Claims for equal pay for local authority and national health staff have continued to surge, leaving public authorities facing a potential bill for billions of pounds.
Employment tribunals, and possible claims from them, rose in number by almost a quarter in the 12 months to the end of March, according to figures from Acas, the conciliation and mediation service.
“The increase in the number of claims received for conciliation is mainly due to a rise in the number of equal pay and working time claims received,” said Ed Sweeney, Acas chair.
The latest figures appear to confirm the worst fears of local government employers. Councils that faced an equal pay “timebomb” were last year allowed by government to increase borrowing or use receipts from asset sales to pay for a wave of backdated claims, expected to total at least £3bn ($6bn).

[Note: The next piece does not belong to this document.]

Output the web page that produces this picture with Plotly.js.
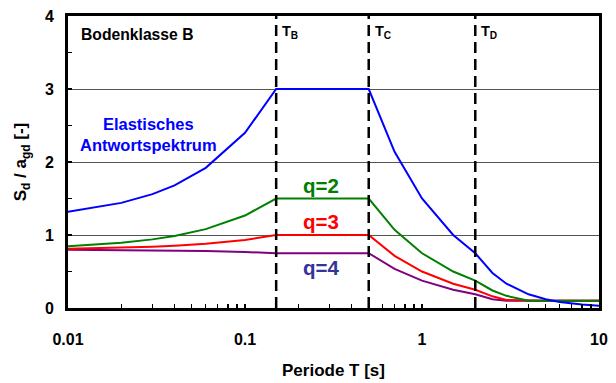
<!DOCTYPE html>
<html>
<head>
<meta charset="utf-8">
<script src="https://cdn.plot.ly/plotly-3.0.1.min.js"></script>
<style>
  html, body { margin: 0; padding: 0; background: #fff; }
  #chart { width: 616px; height: 383px; }
</style>
</head>
<body>
<div id="chart"></div>
<script>
// Periods T [s] at which the spectra are tabulated
const periods = [0.01, 0.02, 0.03, 0.04, 0.06, 0.1, 0.15, 0.5, 0.7, 1, 1.5, 2, 2.5, 3, 4, 5, 6, 8, 10];

// Elastic response spectrum, Sd/agd
const elastic = [1.32, 1.44, 1.56, 1.68, 1.92, 2.4, 3.0, 3.0, 2.14, 1.5, 1.0, 0.75, 0.48, 0.333, 0.1875, 0.12, 0.083, 0.047, 0.03];

// Design spectra for behaviour factors q = 2, 3, 4
const q2 = [0.847, 0.893, 0.94, 0.987, 1.08, 1.267, 1.5, 1.5, 1.071, 0.75, 0.5, 0.375, 0.24, 0.167, 0.1, 0.1, 0.1, 0.1, 0.1];
const q3 = [0.813, 0.827, 0.84, 0.853, 0.88, 0.933, 1.0, 1.0, 0.714, 0.5, 0.333, 0.25, 0.16, 0.111, 0.1, 0.1, 0.1, 0.1, 0.1];
const q4 = [0.797, 0.793, 0.79, 0.787, 0.78, 0.767, 0.75, 0.75, 0.536, 0.375, 0.25, 0.1875, 0.12, 0.1, 0.1, 0.1, 0.1, 0.1, 0.1];

// Corner periods of the spectrum
const cornerNames = ['T<sub>B</sub>', 'T<sub>C</sub>', 'T<sub>D</sub>'];
const cornerPeriods = [0.15, 0.5, 2];

// Axis ticks
const xTickVals = [0.01, 0.1, 1, 10];
const xTickText = ['0.01', '0.1', '1', '10'];
const yTickVals = [0, 1, 2, 3, 4];

const FONT = 'Liberation Sans, Arial, sans-serif';

function line(y, color) {
  return {
    x: periods, y: y, type: 'scatter', mode: 'lines',
    line: { color: color, width: 2 },
    hoverinfo: 'skip'
  };
}

const data = [
  line(q4, '#800080'),
  line(q3, '#ff0000'),
  line(q2, '#008000'),
  line(elastic, '#0000ff')
];

const shapes = cornerPeriods.map(t => ({
  type: 'line', xref: 'x', yref: 'paper',
  x0: t, x1: t, y0: 0, y1: 1,
  line: { color: '#000', width: 2.5, dash: '11px,6px' },
  layer: 'above'
}));

const annotations = [
  { text: 'Bodenklasse B', xref: 'paper', yref: 'paper', x: 0.02, y: 0.938,
    xanchor: 'left', yanchor: 'middle', showarrow: false,
    font: { family: FONT, size: 15.7, color: '#000', weight: 'bold' } },
  { text: 'Elastisches<br>Antwortspektrum', xref: 'paper', yref: 'paper', x: 0.151, y: 0.594,
    xanchor: 'center', yanchor: 'middle', align: 'center', showarrow: false,
    font: { family: FONT, size: 16.5, color: '#0000ff', weight: 'bold' } },
  { text: 'q=2', xref: 'paper', yref: 'paper', x: 0.476, y: 0.421,
    xanchor: 'center', yanchor: 'middle', showarrow: false,
    font: { family: FONT, size: 20.5, color: '#008000', weight: 'bold' } },
  { text: 'q=3', xref: 'paper', yref: 'paper', x: 0.476, y: 0.295,
    xanchor: 'center', yanchor: 'middle', showarrow: false,
    font: { family: FONT, size: 20.5, color: '#ff0000', weight: 'bold' } },
  { text: 'q=4', xref: 'paper', yref: 'paper', x: 0.476, y: 0.140,
    xanchor: 'center', yanchor: 'middle', showarrow: false,
    font: { family: FONT, size: 20.5, color: '#333399', weight: 'bold' } }
].concat(cornerPeriods.map((t, i) => ({
  text: cornerNames[i], xref: 'x', yref: 'paper', x: Math.log10(t), y: 0.945,
  xanchor: 'left', yanchor: 'middle', xshift: 4, showarrow: false,
  font: { family: FONT, size: 14.5, color: '#000', weight: 'bold' }
})));

const layout = {
  width: 616, height: 383,
  margin: { l: 68, r: 17, t: 16, b: 75 },
  paper_bgcolor: '#fff', plot_bgcolor: '#fff',
  showlegend: false,
  font: { family: FONT, color: '#000' },
  xaxis: {
    type: 'log', range: [-2, 1],
    tickmode: 'array', tickvals: xTickVals, ticktext: xTickText,
    ticks: 'inside', ticklen: 4, tickwidth: 1.5, tickcolor: '#000',
    ticklabelstandoff: 15,
    tickfont: { family: FONT, size: 16, weight: 'bold' },
    minor: { ticks: 'inside', ticklen: 4, tickwidth: 1.5, tickcolor: '#000', dtick: 'D1', showgrid: false },
    showgrid: false, zeroline: false,
    showline: true, linecolor: '#000', linewidth: 3, mirror: true,
    title: { text: 'Periode T [s]', standoff: 17,
      font: { family: FONT, size: 17, weight: 'bold' } }
  },
  yaxis: {
    range: [0, 4],
    tickmode: 'array', tickvals: yTickVals,
    ticks: 'inside', ticklen: 4, tickwidth: 1.5, tickcolor: '#000',
    ticklabelstandoff: 8,
    tickfont: { family: FONT, size: 16, weight: 'bold' },
    minor: { ticks: 'inside', ticklen: 4, tickwidth: 1.5, tickcolor: '#000', dtick: 0.5, showgrid: false },
    showgrid: true, gridcolor: '#555', gridwidth: 1,
    zeroline: false,
    showline: true, linecolor: '#000', linewidth: 3, mirror: true,
    title: { text: 'S<sub>d</sub> / a<sub>gd</sub> [-]', standoff: 14,
      font: { family: FONT, size: 17, weight: 'bold' } }
  },
  shapes: shapes,
  annotations: annotations
};

Plotly.newPlot('chart', data, layout, { staticPlot: true, displayModeBar: false });
</script>
</body>
</html>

According to separate figures published this month by the tribunals service, which is part of the Ministry of Justice, claims lodged with employment tribunals were 42 per cent higher than expected during the year to March.
Jeanne Spinks, acting chief executive of the tribunals service, blamed the rise on an increase in multiple claims – which are characteristic of legal actions that involve equal pay.
In the previous year the number of equal pay claims lodged with tribunals rose by 155 per cent.
Local government employers and public sector unions have cited a rise in no-win, no-fee claims as one of the biggest reasons for the increase.
Ministers last year agreed to allow English local authorities to raise up to £500m by borrowing against capital assets or through asset sales, in order to help meet the rising cost of equal pay claims.
This compares with £160.5m the previous year.
The rise in claims has occurred in spite of the introduction in 2004 of mandatory dispute resolution procedures aimed at keeping claims out of the courts.
Ministers scrapped the rules last year and Acas is drawing up a code of practice to replace the mandatory procedures.
Mr Sweeney said that three-quarters of claims passed to the conciliation service were settled without the need for court action.
“Early intervention is crucial in allowing Acas to prevent claims escalating, saving businesses and people time, money and stress,” he said.
Reynolds Porter Chamberlain, the City law firm, warned that employers could face heavy penalties if they failed to follow the new guidelines.
Simon Henthorn, a solicitor-advocate at RPC, said: “Tribunals will be given the discretion to increase awards by 25 per cent for unreasonable failure to comply with the code of practice, so businesses may be liable to pay out high levels of damages.”